Walking to the train, I found myself replaying an exchange from yesterday. Not just once, but on a continuous loop. I kept seeing myself being less gracious and less connected than I aspire to be. I was judging myself… and every time the memory started over, I felt worse. I knew how the story ended.
No matter how hard I tried to think of something else… the story crept right back to the front of my mind and started over again. Shame seems to get priority billing at the theatre in our mind.
Enough already! This is what I did next…
I stopped walking, and focused. Out loud, I told myself, “It wasn’t all bad… you did actually connect with someone new and you care enough to care to be better.” I repeated this affirmation three times.
Then, I said out loud, “next time I’m in that situation, I will… slow down, extend more time to interact, and be more giving.” Again, I repeated this slowly, three times, to help it sink in as my action plan to be better.
That’s all it took.
I recognized some value in me, made a decision on how I will be better, and dropped off a bunch of remaining baggage on the sidewalk. With that, my mind was instantly open to more positive things… and became more present in my day.
It was pretty cool.
On the train, I drew a diagram to help me apply this techniques more often. As I sketched, it was apparent that I was dealing with a bad habit — something that follows a cue > response > reward sequence.
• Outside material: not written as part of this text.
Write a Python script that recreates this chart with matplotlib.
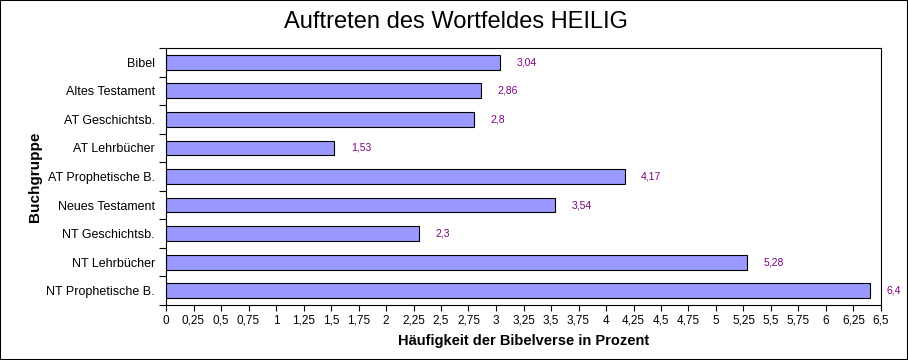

I’m pretty sure my “cues of self-consciousness” will continue… I just need a tool to create a better response (instead of mindlessly hitting replay every time any memory starts looping).
Here’s how I’m thinking about it…
Habits can be bad… and good. Hurtful… and fulfilling. It’s all about the “response”. By being more intentional, I’m sure we’ll get to more fulfilling “rewards”.
Here’s to your great memories… and a new perspective on making the most of your less-than-perfect moments!
Keep looking for awesome all around you…and, keep Believing in Better!
P..S. As for the rest of my day — I actually found myself slowing down with others. And, honestly, I have yet to replay the not-so-good story that took over my mind walking to the train.